The man allegedly ran away after arriving at the hotel with other virus carriers via a government-provided bus. Footage from surveillance cameras showed that he was last spotted near a large retailer located about 300 meters from the hotel, but his whereabouts are still unknown.
South Korea’s unmanned space vehicle Danuri has sent back photos of Earth and the moon after reaching the moon’s orbit last month, the state space research center said Tuesday.
The orbiter began performing three rounds of lunar orbit insertion (LOI) maneuvers Dec. 17 to lower its speed and commit itself to the gravity of the moon before entering the selenocentric orbit on Dec. 27.
The first photo was taken Dec. 24 some 345 kilometers above the moon, when Danuri was carrying out its second round of LOI, and the second one was taken four days later while rotating around the satellite of Earth, according to the Korea Aerospace Research Institute (KARI).
The wintertime surge that happened last year after the holidays appears to not be happening this year:
South Korea’s new COVID-19 cases fell for the sixth consecutive day Monday amid concerns over a wintertime surge, with the government beginning to require a PCR test for travelers from China as the virus spreads in the neighboring country.
The country confirmed 22,735 new coronavirus infections, including 35 from overseas, bringing the total to 29,139,535, the Korea Disease Control and Prevention Agency (KDCA) said.
The daily caseload has been on a steady decline since Tuesday when the figure jumped to 87,578. Monday’s figure is smaller than 25,531 infections a week earlier.
The country added 53 COVID-19 deaths, bringing the death toll to 32,272. The death rate stood at 0.11 percent.
It looks like people who like to get their freak on with sex dolls in South Korea will soon have more variety to choose from:
The government’s latest decision to scrap a ban on imports of life-size sex dolls has reignited debates on sex doll experience cafes where customers pay money to enjoy the products in a private space.
The Korea Customs Service announced on Monday it will lift the ban on the import of complete-bodied sex dolls, ending a years-long dispute with importers of the products. Although there are currently no laws specifically prohibiting the import of sex dolls, customs authorities had been seizing most of them, citing a clause that bans the import of goods that may harm public morals.
The customs agency’s move came after a series of court rulings sided with the importers by saying that the use of sex dolls should be left to individual discretion. The authorities, however, stressed that child-like sex dolls and those resembling certain people will continue to be banned.

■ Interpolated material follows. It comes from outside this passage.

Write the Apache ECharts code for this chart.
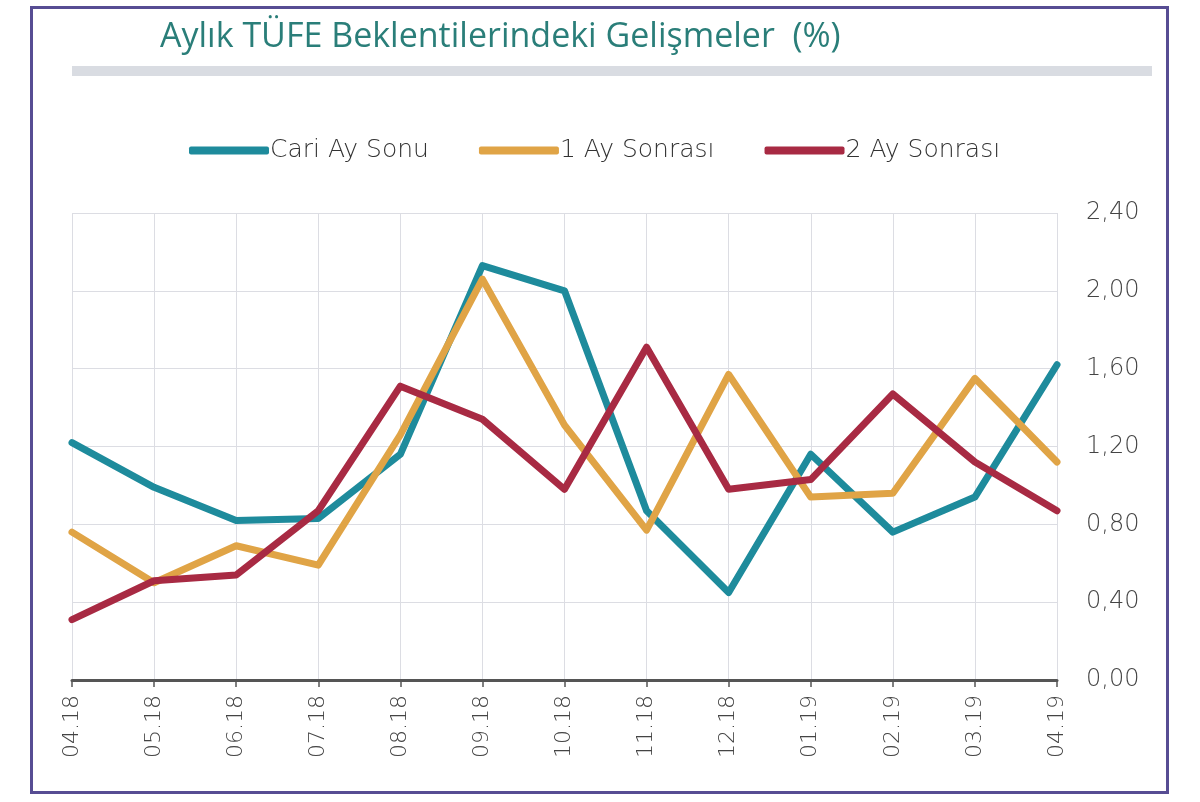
<!DOCTYPE html>
<html>
<head>
<meta charset="utf-8">
<style>
html,body{margin:0;padding:0;background:#fff;}
#c{width:1200px;height:802px;}
</style>
<script src="https://cdn.jsdelivr.net/npm/echarts@6/dist/echarts.min.js"></script>
</head>
<body>
<div id="c"></div>
<script>
const categories = ['04.18','05.18','06.18','07.18','08.18','09.18','10.18','11.18','12.18','01.19','02.19','03.19','04.19'];
const cariAySonu = [1.22,0.99,0.82,0.83,1.16,2.13,2.00,0.87,0.45,1.16,0.76,0.94,1.62];
const birAySonrasi = [0.76,0.50,0.69,0.59,1.26,2.06,1.31,0.77,1.57,0.94,0.96,1.55,1.12];
const ikiAySonrasi = [0.31,0.51,0.54,0.87,1.51,1.34,0.98,1.71,0.98,1.03,1.47,1.12,0.87];
const yTicks = {min:0, max:2.4, interval:0.4};
const seriesNames = ['Cari Ay Sonu','1 Ay Sonrası','2 Ay Sonrası'];
const colors = ['#1e8b9c','#e0a446','#a82a43'];

const chart = echarts.init(document.getElementById('c'), null, {renderer:'canvas'});
const mkSeries = (name, data, color) => ({
  name, type:'line', data, symbol:'none', smooth:false,
  lineStyle:{width:7, color, cap:'round', join:'round'},
  itemStyle:{color}
});
chart.setOption({
  animation:false,
  backgroundColor:'#fff',
  color:colors,
  graphic:[
    {type:'rect', shape:{x:31.5,y:7.5,width:1136,height:785}, style:{fill:'none', stroke:'#574d93', lineWidth:3}},
    {type:'rect', shape:{x:72,y:66,width:1080,height:10}, style:{fill:'#d9dce2'}},
    {type:'text', left:160, top:20, style:{text:'Aylık TÜFE Beklentilerindeki Gelişmeler  (%)', fill:'#2a7e79', font:'34px "Open Sans", Lato, sans-serif'}}
  ],
  legend:{
    top:133, left:184, itemGap:50, itemWidth:80, itemHeight:8,
    icon:'roundRect',
    textStyle:{fontSize:25, color:'#333', fontWeight:200, fontFamily:'"DejaVu Sans", sans-serif', padding:[0,0,0,-4]},
    data:seriesNames
  },
  grid:{left:72, right:143, top:213, bottom:122},
  xAxis:{
    type:'category', data:categories, boundaryGap:false,
    axisLine:{lineStyle:{color:'#555', width:3}},
    axisTick:{show:true, length:7, lineStyle:{color:'#555', width:1.5}},
    axisLabel:{rotate:90, fontSize:22, color:'#444', fontWeight:200, fontFamily:'"DejaVu Sans", sans-serif', margin:15},
    splitLine:{show:true, lineStyle:{color:'#dcdde3', width:1}}
  },
  yAxis:{
    type:'value', position:'right', min:yTicks.min, max:yTicks.max, interval:yTicks.interval,
    axisLine:{show:false}, axisTick:{show:false},
    axisLabel:{fontSize:24, color:'#444', margin:29, fontWeight:200, fontFamily:'"DejaVu Sans", sans-serif',
      formatter:v=>v.toFixed(2).replace('.',',')},
    splitLine:{show:true, lineStyle:{color:'#dcdde3', width:1}}
  },
  series:[
    mkSeries(seriesNames[0], cariAySonu, colors[0]),
    mkSeries(seriesNames[1], birAySonrasi, colors[1]),
    mkSeries(seriesNames[2], ikiAySonrasi, colors[2])
  ]
});
</script>
</body>
</html>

The lifting of import bans came as good news to owners of sex doll experience shops that have been increasing here in recent years. These shops offer customers a chance to enjoy the sex dolls at a private place. Now that the import ban is lifted, the shops will be able to provide their clients with more product options, not limited to domestically manufactured ones.
But the operation of such businesses in Korea is still in a legal gray zone, with opponents describing them as a “new form of sex trafficking.”
It will be interesting to see if this suspension of flights had anything to do with North Korea:
South Korea’s transport ministry said Monday it temporarily suspended flights at the Gimpo and Incheon international airports, but it didn’t specify the reason.
At the request of the Joint Chiefs of Staff, the Ministry of Land, Infrastructure and Transport said it had banned flights at the country’s two major airports for about an hour Monday afternoon.
Flights at the Gimpo and Incheon airports resumed at 2:10 p.m. after the flights were halted at 1:08 p.m. and 1:22 p.m., respectively, the ministry said.
Twenty flights at Gimpo and 10 flights at Incheon were delayed due to the suspension order, according to the airports’ operators.